Mrs. Obama often has been the target of conservative attacks, prompting Mr. Obama to demand his rivals “lay off my wife.” Much of the criticism came from her comment that her husband’s campaign has made her proud of her country “for the first time,” a remark that inspired a Tennessee Republican Party Web video questioning her patriotism.

There have also been more insulting attacks, and not just limited to the Internet. The Fox News Channel recently labeled her as “Obama’s baby mama” and also raised the inflammatory suggestion that she gave her husband a “terrorist fist jab” when they bumped knuckles the night he clinched the nomination.

The Obamas recently resigned from Trinity, where the Rev. Jeremiah A. Wright Jr. was the longtime pastor. Mr. Wright came under fire for sermons in which he cursed America and accused the government of conspiring against blacks. Video of the sermons spread quickly on the Internet and threatened great damage to Mr. Obama’s campaign.

Other false claims about the Illinois senator - that he’s secretly a Muslim who refuses to say the Pledge of Allegiance and is intent on destroying America - spread widely during the primary campaign, and the candidate made it a habit of telling audiences to respond to e-mail rumors to set the record straight.
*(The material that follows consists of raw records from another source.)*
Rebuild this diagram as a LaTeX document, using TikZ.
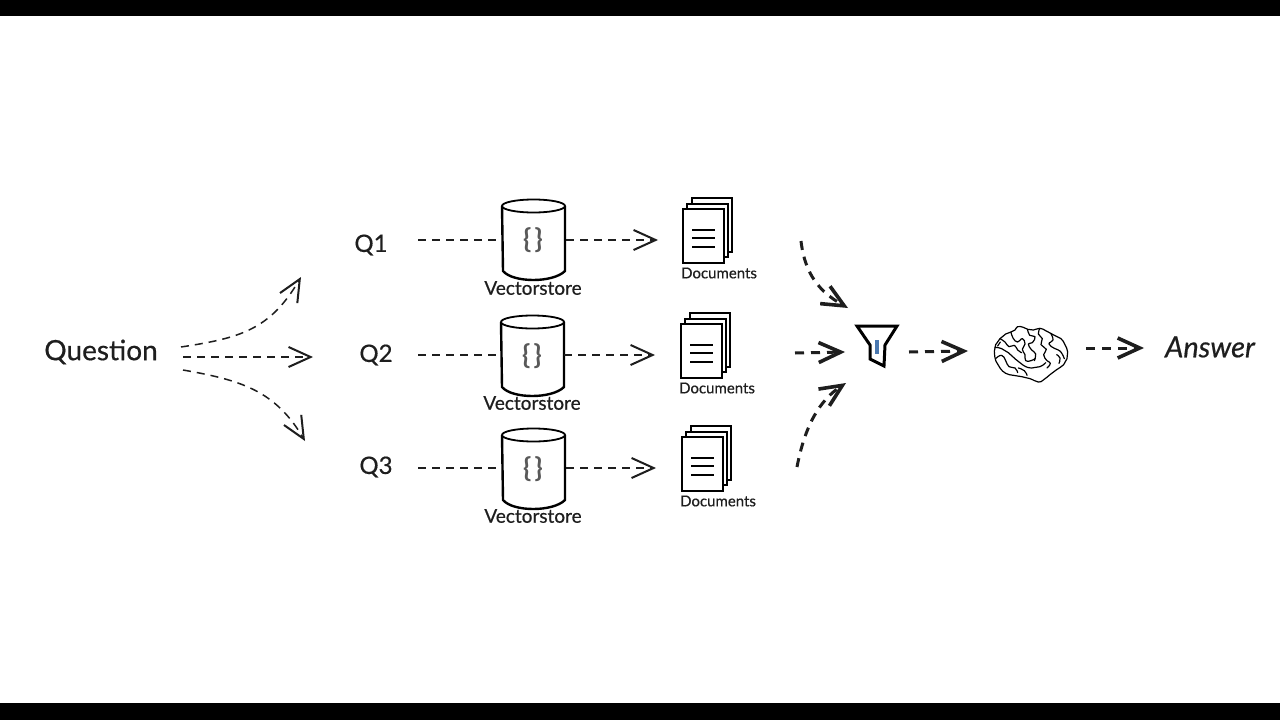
\documentclass[tikz,border=0pt]{standalone}
\usepackage{fontspec}
\setmainfont{Lato}
\usetikzlibrary{arrows.meta}
\definecolor{ink}{HTML}{1E1E1E}
\definecolor{funnelblue}{HTML}{4A78B0}
\newcommand{\heavy}{\addfontfeature{FakeBold=0.5}}
\tikzset{
  big label/.style={font=\fontsize{28}{30}\selectfont\heavy, text=ink, inner sep=0pt},
  q label/.style={font=\fontsize{24}{26}\selectfont\heavy, text=ink, inner sep=0pt},
  small label/.style={font=\fontsize{19}{21}\selectfont\heavy, text=ink, inner sep=0pt},
  tiny label/.style={font=\fontsize{15}{17}\selectfont\heavy, text=ink, inner sep=0pt},
  thin flow/.style={draw=ink, line width=1.5pt, dash pattern=on 8pt off 6pt, -{Straight Barb[length=22pt,width=20pt,line width=2pt]}},
  thin line/.style={draw=ink, line width=1.5pt, dash pattern=on 8pt off 6pt},
  thick flow/.style={draw=ink, line width=3pt, dash pattern=on 9pt off 7pt, -{Straight Barb[length=22pt,width=20pt,line width=3.6pt]}},
  sheet/.style={draw=black, fill=white, line width=1.8pt},
}
\newcommand{\vstore}[4]{%
  \begin{scope}[shift={(#1,#2)}]
    \draw[black,line width=2.4pt,fill=white] (-31,7) -- (-30,72) .. controls (-20,84) and (20,84) .. (32,72) -- (32,7);
    \draw[black,line width=1.8pt,fill=white] (0.5,7) ellipse[x radius=31.5,y radius=6.5];
    \node[font=\fontsize{27}{29}\selectfont\bfseries,text=black!65] at (0,41) {\{\kern3pt\}};
  \end{scope}
  \node[small label] (#3) at (#1,#4) {Vectorstore};}
\newcommand{\docs}[3]{%
  \begin{scope}[shift={(#1,#2)}]
    \draw[sheet] (9,-11) rectangle (49,43);
    \draw[sheet] (4,-5) rectangle (45,48);
    \draw[sheet] (0,0) rectangle (41,54);
    \draw[black,line width=1.6pt] (9,21) -- (32,21) (9,29) -- (32,29) (9,38) -- (32,38);
  \end{scope}
  \node[tiny label] (#3) at (#1+36,#2+64) {Documents};}
\begin{document}
\begin{tikzpicture}[x=1pt,y=-1pt]
\useasboundingbox (0,0) rectangle (1280,720);
\fill[white] (0,0) rectangle (1280,720);
\fill[black] (0,0) rectangle (1280,16);
\fill[black] (0,703) rectangle (1280,720);

\node[big label] (question) at (101,352) {Question};
\node[q label] (q1) at (371,245) {Q1};
\node[q label] (q2) at (376,355) {Q2};
\node[q label] (q3) at (376,467) {Q3};
\node[big label,font=\fontsize{29}{31}\selectfont\itshape\heavy] (answer) at (1210,347) {Answer};

\vstore{533}{199}{v1}{288}
\vstore{532}{315}{v2}{403}
\vstore{533}{428}{v3}{516}
\docs{683}{209}{d1}
\docs{681}{324}{d2}
\docs{682}{437}{d3}

% Question fan
\coordinate (fa) at (181,347); \coordinate (fat) at (301,277);
\coordinate (fb) at (183,357); \coordinate (fbt) at (313,357);
\coordinate (fc) at (183,370); \coordinate (fct) at (305,441);
\draw[thin flow] (fa) .. controls (240,338) and (270,330) .. (fat);
\draw[thin flow] (fb) -- (fbt);
\draw[thin flow] (fc) .. controls (240,380) and (275,390) .. (fct);

% Store rows
\coordinate (a1) at (418,240); \coordinate (b1) at (502,240); \coordinate (c1) at (566,240); \coordinate (e1) at (658,240);
\coordinate (a2) at (418,355); \coordinate (b2) at (500,355); \coordinate (c2) at (564,355); \coordinate (e2) at (655,355);
\coordinate (a3) at (418,468); \coordinate (b3) at (502,468); \coordinate (c3) at (566,468); \coordinate (e3) at (656,468);
\draw[thin line] (a1) -- (b1); \draw[thin flow] (c1) -- (e1);
\draw[thin line] (a2) -- (b2); \draw[thin flow] (c2) -- (e2);
\draw[thin line] (a3) -- (b3); \draw[thin flow] (c3) -- (e3);

% Thick arrows
\coordinate (t1) at (801,241); \coordinate (t1e) at (848,308);
\coordinate (t2) at (795,353); \coordinate (t2e) at (845,352);
\coordinate (t3) at (797,467); \coordinate (t3e) at (846,383);
\coordinate (t4) at (909,352); \coordinate (t4e) at (968,351);
\coordinate (t5) at (1086,348); \coordinate (t5e) at (1144,348);
\draw[thick flow] (t1) .. controls (805,275) and (820,292) .. (t1e);
\draw[thick flow] (t2) -- (t2e);
\draw[thick flow] (t3) .. controls (805,425) and (820,400) .. (t3e);
\draw[thick flow] (t4) -- (t4e);
\draw[thick flow] (t5) -- (t5e);

% Funnel
\draw[black,line width=3pt,line join=miter] (857,326) -- (897,326) -- (885,345) -- (884,366) -- (870,359) -- (870,345) -- cycle;
\draw[funnelblue,line width=3.4pt] (877,340) -- (877,354);

% Brain
\begin{scope}[shift={(985,318)},x=.3333pt,y=-.3333pt,black,line width=1.2pt,line cap=round,line join=round]
\draw[fill=white] plot[smooth cycle,tension=.8] coordinates {(28,100) (32,80) (45,62) (62,48) (78,42) (90,36) (98,26) (115,28) (128,34) (145,36) (165,31) (182,38) (197,46) (212,54) (228,62) (240,80) (248,102) (246,122) (236,140) (215,155) (195,170) (175,186) (160,192) (135,182) (110,176) (85,172) (62,166) (45,150) (33,130)};
\draw plot[smooth,tension=.9] coordinates {(45,62) (60,72) (72,86) (88,82) (98,96) (110,104)};
\draw plot[smooth,tension=.9] coordinates {(78,42) (84,60) (98,72) (112,62) (120,78) (112,94) (120,110) (122,128) (138,128) (150,122)};
\draw plot[smooth,tension=.9] coordinates {(128,34) (134,52) (150,56) (142,74) (130,78) (140,96) (152,108) (148,128)};
\draw plot[smooth,tension=.9] coordinates {(165,31) (160,48) (172,62) (168,80) (184,94) (176,110) (186,128) (196,136) (186,150)};
\draw plot[smooth,tension=.9] coordinates {(197,46) (204,66) (192,78) (210,92) (226,100) (238,122)};
\draw plot[smooth,tension=.9] coordinates {(30,88) (50,92) (70,104) (92,124) (115,142) (140,150) (165,146) (182,134)};
\draw plot[smooth,tension=.9] coordinates {(32,122) (50,112) (62,128) (72,146) (90,150) (98,164)};
\draw plot[smooth,tension=.9] coordinates {(100,150) (118,158) (126,172)};
\draw plot[smooth,tension=.9] coordinates {(215,110) (225,120) (222,136)};
\draw plot[smooth,tension=.9] coordinates {(46,72) (38,84)};
\end{scope}
\end{tikzpicture}
\end{document}
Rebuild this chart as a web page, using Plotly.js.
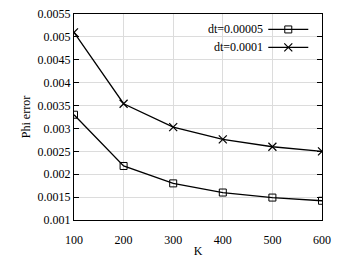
<!DOCTYPE html>
<html><head><meta charset="utf-8">
<script src="https://cdn.plot.ly/plotly-3.0.1.min.js"></script>
<style>html,body{margin:0;padding:0;background:#fff}</style>
</head><body><div id="chart" style="width:345px;height:259px"></div>
<script>
const K = [100, 200, 300, 400, 500, 600];
const errDt00005 = [0.0033, 0.00218, 0.0018, 0.0016, 0.00149, 0.00142];
const errDt0001 = [0.0051, 0.00354, 0.00303, 0.00276, 0.0026, 0.0025];
const seriesNames = ['dt=0.00005', 'dt=0.0001'];
const yTickVals = [0.001, 0.0015, 0.002, 0.0025, 0.003, 0.0035, 0.004, 0.0045, 0.005, 0.0055];
const yTickText = ['0.001', '0.0015', '0.002', '0.0025', '0.003', '0.0035', '0.004', '0.0045', '0.005', '0.0055'];
const xTickVals = [100, 200, 300, 400, 500, 600];

const font = {family: 'Liberation Serif, Times New Roman, serif', size: 12, color: '#000'};

const traces = [
  {x: K, y: errDt00005, name: '', mode: 'lines+markers', type: 'scatter', legend: 'legend',
   line: {color: '#000', width: 1.3},
   marker: {symbol: 'square-open', size: 7, color: '#000', line: {width: 1, color: '#000'}}},
  {x: K, y: errDt0001, name: '', mode: 'lines+markers', type: 'scatter', legend: 'legend2',
   line: {color: '#000', width: 1.3},
   marker: {symbol: 'x-thin-open', size: 8, color: '#000', line: {width: 1.2, color: '#000'}}}
];

const axisCommon = {
  showline: true, linecolor: '#000', linewidth: 1, mirror: 'ticks',
  ticks: 'inside', ticklen: 5, tickcolor: '#000', tickwidth: 1,
  showgrid: true, gridcolor: '#dcdcdc', gridwidth: 1, zeroline: false,
  tickfont: font
};

const legendCommon = {xanchor: 'right', yanchor: 'middle', bgcolor: 'rgba(0,0,0,0)',
  borderwidth: 0, font: {family: font.family, size: 10}, itemwidth: 40};

const layout = {
  width: 345, height: 259,
  margin: {l: 74, r: 23, t: 14, b: 39},
  paper_bgcolor: '#fff', plot_bgcolor: '#fff',
  font: font,
  showlegend: true,
  legend: Object.assign({}, legendCommon, {x: 0.985, y: 0.925}),
  legend2: Object.assign({}, legendCommon, {x: 0.985, y: 0.838}),
  xaxis: Object.assign({}, axisCommon, {range: [100, 600], tickvals: xTickVals,
           ticks: 'outside', ticklen: 9, tickcolor: 'rgba(0,0,0,0)', mirror: true,
           title: {text: 'K', font: font, standoff: 0}}),
  xaxis2: {overlaying: 'x', matches: 'x', side: 'bottom', range: [100, 600], tickvals: xTickVals,
           showline: false, ticks: 'inside', ticklen: 5, tickcolor: '#000', tickwidth: 1, mirror: 'ticks',
           showgrid: false, zeroline: false, showticklabels: false},
  yaxis: Object.assign({}, axisCommon, {range: [0.001, 0.0055], tickvals: yTickVals, ticktext: yTickText,
           title: {text: 'Phi error', font: font, standoff: 4}}),
  shapes: [{type: 'rect', xref: 'paper', yref: 'paper', x0: 0.48, x1: 1, y0: 0.791, y1: 1,
            fillcolor: '#fff', line: {width: 0}, layer: 'between'}],
  annotations: [
    {text: seriesNames[0], xref: 'paper', yref: 'paper', x: 0.77, y: 0.925, xanchor: 'right', yanchor: 'middle', showarrow: false, font: font},
    {text: seriesNames[1], xref: 'paper', yref: 'paper', x: 0.77, y: 0.838, xanchor: 'right', yanchor: 'middle', showarrow: false, font: font}
  ]
};

Plotly.newPlot('chart', traces, layout, {staticPlot: true, displayModeBar: false});
</script></body></html>
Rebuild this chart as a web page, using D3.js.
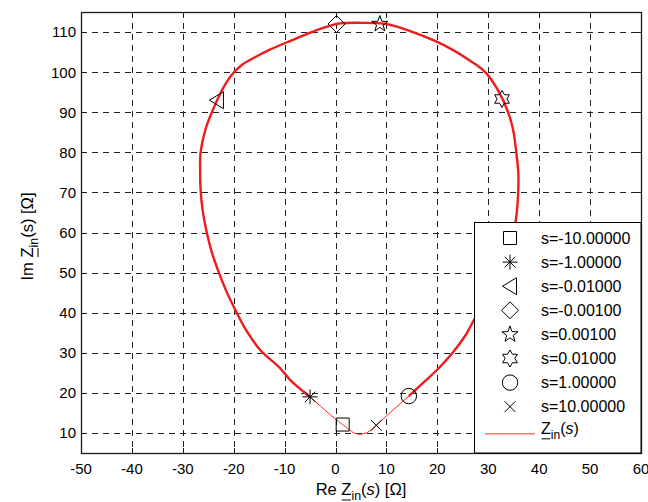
<!DOCTYPE html>
<html>
<head>
<meta charset="utf-8">
<script src="https://cdn.jsdelivr.net/npm/d3@7"></script>
<style>
  body { margin: 0; background: #fff; }
  text { font-family: "Liberation Sans", Arial, sans-serif; fill: #000; }
</style>
</head>
<body>
<div id="chart"></div>
<script>
// 曲線資料 (Re, Im) 由圖上讀取
const curveRe = [4.8, 3.5, 2.0, -1.0, -5.0, -8.9, -11.0, -14.8, -17.5, -19.5, -21.5, -23.1, -24.4, -25.4,
  -26.1, -26.5, -26.6, -26.5, -25.6, -24.3, -22.5, -21.3, -20.0, -18.4, -16.0, -12.9, -8.5, -4.7, -1.5, 0.5, 5.0, 10.0,
  15.2, 19.3, 23.1, 26.5, 29.4, 31.9, 33.9, 34.9, 35.5, 35.9, 35.9, 35.6, 35.0, 33.8, 32.0, 29.8, 27.2,
  25.6, 23.0, 20.3, 17.3, 14.4, 11.0, 8.0, 6.2, 4.8];
const curveIm = [9.6, 10.1, 11.5, 14.5, 19.0, 23.2, 26.3, 30.7, 35.5, 40.2, 45.5, 50.6, 55.5, 60.6,
  65.5, 70.5, 75.5, 80.0, 85.5, 90.0, 95.0, 97.7, 99.9, 101.8, 103.6, 105.6, 108.0, 110.0, 111.4, 112.1, 112.3, 112.0,
  110.0, 107.9, 105.5, 102.8, 100.0, 95.5, 90.0, 85.5, 80.0, 75.0, 70.6, 65.0, 60.0, 55.0, 49.0, 43.5, 38.2,
  34.5, 30.0, 26.2, 22.6, 19.2, 15.4, 11.9, 10.1, 9.6];

// 標記點
const markerLabels = ["s=-10.00000", "s=-1.00000", "s=-0.01000", "s=-0.00100",
  "s=0.00100", "s=0.01000", "s=1.00000", "s=10.00000"];
const markerRe = [1.4, -5.0, -23.3, 0.2, 8.7, 32.7, 14.4, 8.0];
const markerIm = [12.1, 19.0, 93.0, 112.0, 112.0, 93.3, 19.2, 11.9];

// 刻度
const xTicks = [-50, -40, -30, -20, -10, 0, 10, 20, 30, 40, 50, 60];
const yTicks = [10, 20, 30, 40, 50, 60, 70, 80, 90, 100, 110];

// 標記形狀
const symbols = ["square", "asterisk", "triangleLeft", "diamond", "pentagram", "hexagram", "circle", "cross"];

function starPath(n, ro, ri) {
  const pts = [];
  for (let i = 0; i < 2 * n; i++) {
    const r = i % 2 === 0 ? ro : ri;
    const a = -Math.PI / 2 + i * Math.PI / n;
    pts.push([r * Math.cos(a), r * Math.sin(a)]);
  }
  return "M" + pts.map(p => p[0].toFixed(2) + "," + p[1].toFixed(2)).join("L") + "Z";
}

function markerPath(type) {
  switch (type) {
    case "square": return "M-6.5,-6.5H6.5V6.5H-6.5Z";
    case "asterisk": return "M-7.5,0H7.5M0,-7.5V7.5M-5.3,-5.3L5.3,5.3M-5.3,5.3L5.3,-5.3";
    case "triangleLeft": return "M-7.5,0L6.5,-8.5L6.5,8.5Z";
    case "diamond": return "M0,-8.5L8.5,0L0,8.5L-8.5,0Z";
    case "pentagram": return starPath(5, 8.5, 3.4);
    case "hexagram": return starPath(6, 8.5, 4.9);
    case "circle": return "M7.7,0A7.7,7.7 0 1,1 -7.7,0A7.7,7.7 0 1,1 7.7,0Z";
    case "cross": return "M-5.5,-5.5L5.5,5.5M-5.5,5.5L5.5,-5.5";
  }
}

const W = 648, H = 502;
const margin = {top: 12, right: 7, bottom: 49, left: 81};
const width = W - margin.left - margin.right;
const height = H - margin.top - margin.bottom;

const svg = d3.select("#chart").append("svg")
    .attr("width", W)
    .attr("height", H);

const g = svg.append("g")
    .attr("transform", `translate(${margin.left},${margin.top})`);

const x = d3.scaleLinear().domain([-50, 60]).range([0, width]);
const y = d3.scaleLinear().domain([5, 115]).range([height, 0]);

// 格線
g.append("g")
  .selectAll("line")
  .data(xTicks.slice(1, -1))
  .join("line")
    .attr("x1", d => Math.round(x(d)) + 0.5)
    .attr("x2", d => Math.round(x(d)) + 0.5)
    .attr("y1", 0)
    .attr("y2", height)
    .attr("stroke", "#222")
    .attr("stroke-dasharray", "6,5");

g.append("g")
  .selectAll("line")
  .data(yTicks)
  .join("line")
    .attr("x1", 0)
    .attr("x2", width)
    .attr("y1", d => Math.round(y(d)) + 0.5)
    .attr("y2", d => Math.round(y(d)) + 0.5)
    .attr("stroke", "#222")
    .attr("stroke-dasharray", "6,5");

// 曲線
const pts = curveRe.map((d, i) => [x(d), y(curveIm[i])]);
const line = d3.line().curve(d3.curveCatmullRom.alpha(0.5));

function nearest(re, im) {
  let best = 0, bd = Infinity;
  curveRe.forEach((d, i) => {
    const dd = (d - re) ** 2 + (curveIm[i] - im) ** 2;
    if (dd < bd) { bd = dd; best = i; }
  });
  return best;
}
const i0 = nearest(markerRe[1], markerIm[1]);
const i1 = nearest(markerRe[6], markerIm[6]);

g.append("path")
    .attr("d", line(pts))
    .attr("fill", "none")
    .attr("stroke", "#f22")
    .attr("stroke-width", 1);

g.append("path")
    .attr("d", line(pts.slice(i0, i1 + 1)))
    .attr("fill", "none")
    .attr("stroke", "#f01c1c")
    .attr("stroke-width", 2.4);

// 標記
g.append("g")
  .selectAll("path")
  .data(markerRe)
  .join("path")
    .attr("transform", (d, i) => `translate(${x(d)},${y(markerIm[i])})`)
    .attr("d", (d, i) => markerPath(symbols[i]))
    .attr("fill", "none")
    .attr("stroke", "#000")
    .attr("stroke-width", 1);

// 座標軸外框與刻度
g.append("rect")
    .attr("x", 0.5).attr("y", 0.5)
    .attr("width", width).attr("height", height)
    .attr("fill", "none")
    .attr("stroke", "#1a1a1a")
    .attr("stroke-width", 1.3);

const tickLen = 5;
g.append("g").selectAll("path")
  .data(xTicks)
  .join("path")
    .attr("d", d => {
      const px = Math.round(x(d)) + 0.5;
      return `M${px},${height}v${-tickLen}M${px},0v${tickLen}`;
    })
    .attr("stroke", "#1a1a1a");

g.append("g").selectAll("path")
  .data(yTicks)
  .join("path")
    .attr("d", d => {
      const py = Math.round(y(d)) + 0.5;
      return `M0,${py}h${tickLen}M${width},${py}h${-tickLen}`;
    })
    .attr("stroke", "#1a1a1a");

g.append("g").selectAll("text")
  .data(xTicks)
  .join("text")
    .attr("x", d => x(d))
    .attr("y", height + 20.5)
    .attr("text-anchor", "middle")
    .style("font-size", "15px")
    .text(d => d);

g.append("g").selectAll("text")
  .data(yTicks)
  .join("text")
    .attr("x", -5)
    .attr("y", d => y(d))
    .attr("dy", "0.36em")
    .attr("text-anchor", "end")
    .style("font-size", "15px")
    .text(d => d);

// 軸標題 (Z 下加底線)
function zLabel(parent, prefix, italicS, fontSize) {
  const t = parent.append("text").style("font-size", fontSize + "px");
  t.append("tspan").text(prefix + "Z");
  t.append("tspan").attr("dy", 5).style("font-size", (fontSize * 0.75) + "px").text("in");
  t.append("tspan").attr("dy", -5).text("(");
  t.append("tspan").style("font-style", italicS ? "italic" : "normal").text("s");
  t.append("tspan").text(") [Ω]");
  return t;
}
function underlineZ(parent, t, idx) {
  const ext = t.node().getExtentOfChar(idx);
  parent.append("line")
      .attr("x1", ext.x + 0.5).attr("x2", ext.x + ext.width - 0.5)
      .attr("y1", ext.y + ext.height + 2).attr("y2", ext.y + ext.height + 2)
      .attr("stroke", "#000").attr("stroke-width", 1);
}

const xl = g.append("g").attr("transform", `translate(${width / 2},${height + 42})`);
const xt = zLabel(xl, "Re ", true, 16.5).attr("text-anchor", "middle");
underlineZ(xl, xt, 3);

const yl = g.append("g").attr("transform", `translate(${-48},${height / 2 + 4}) rotate(-90)`);
const yt = zLabel(yl, "Im ", false, 16.5).attr("text-anchor", "middle");
underlineZ(yl, yt, 3);

// 圖例
const lx = 474 - margin.left, ly = 222 - margin.top;
const legend = g.append("g").attr("transform", `translate(${lx},${ly})`);
legend.append("rect")
    .attr("x", 0.5).attr("y", 0.5)
    .attr("width", width - lx - 0.5)
    .attr("height", height - ly - 0.5)
    .attr("fill", "#fff")
    .attr("stroke", "#000")
    .attr("stroke-width", 1);

const rowH = 24.1, row0 = 16;
const items = legend.selectAll("g.item")
  .data(markerLabels)
  .join("g")
    .attr("class", "item")
    .attr("transform", (d, i) => `translate(0,${row0 + i * rowH})`);
items.append("path")
    .attr("transform", "translate(36,0)")
    .attr("d", (d, i) => markerPath(symbols[i]))
    .attr("fill", "none")
    .attr("stroke", "#000")
    .attr("stroke-width", 1);
items.append("text")
    .attr("x", 67)
    .attr("dy", "0.36em")
    .style("font-size", "16px")
    .text(d => d);

const lastY = row0 + markerLabels.length * rowH;
legend.append("line")
    .attr("x1", 11).attr("x2", 61)
    .attr("y1", lastY + 3).attr("y2", lastY + 3)
    .attr("stroke", "#f33")
    .attr("stroke-width", 1);
const lgT = legend.append("g").attr("transform", `translate(67,${lastY + 3})`);
const lt = zLabel(lgT, "", true, 16);
lt.select("tspan:last-child").text(")");
underlineZ(lgT, lt, 0);
</script>
</body>
</html>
Mr. Obama bristled when a reporter asked him about the “whitey” rumor on his campaign plane last week, saying it was nonsense that shouldn’t be repeated in questioning by a mainstream reporter.

“It is a destructive aspect of our politics right now,” Mr. Obama told his traveling press corps. “And simply because something appears in an e-mail, that should lend it no more credence than if you heard it on the corner. And you know, presumably the job of the press is to not go around and spread scurrilous rumors like this until there’s actually anything, one iota of substance or evidence that would substantiate it.”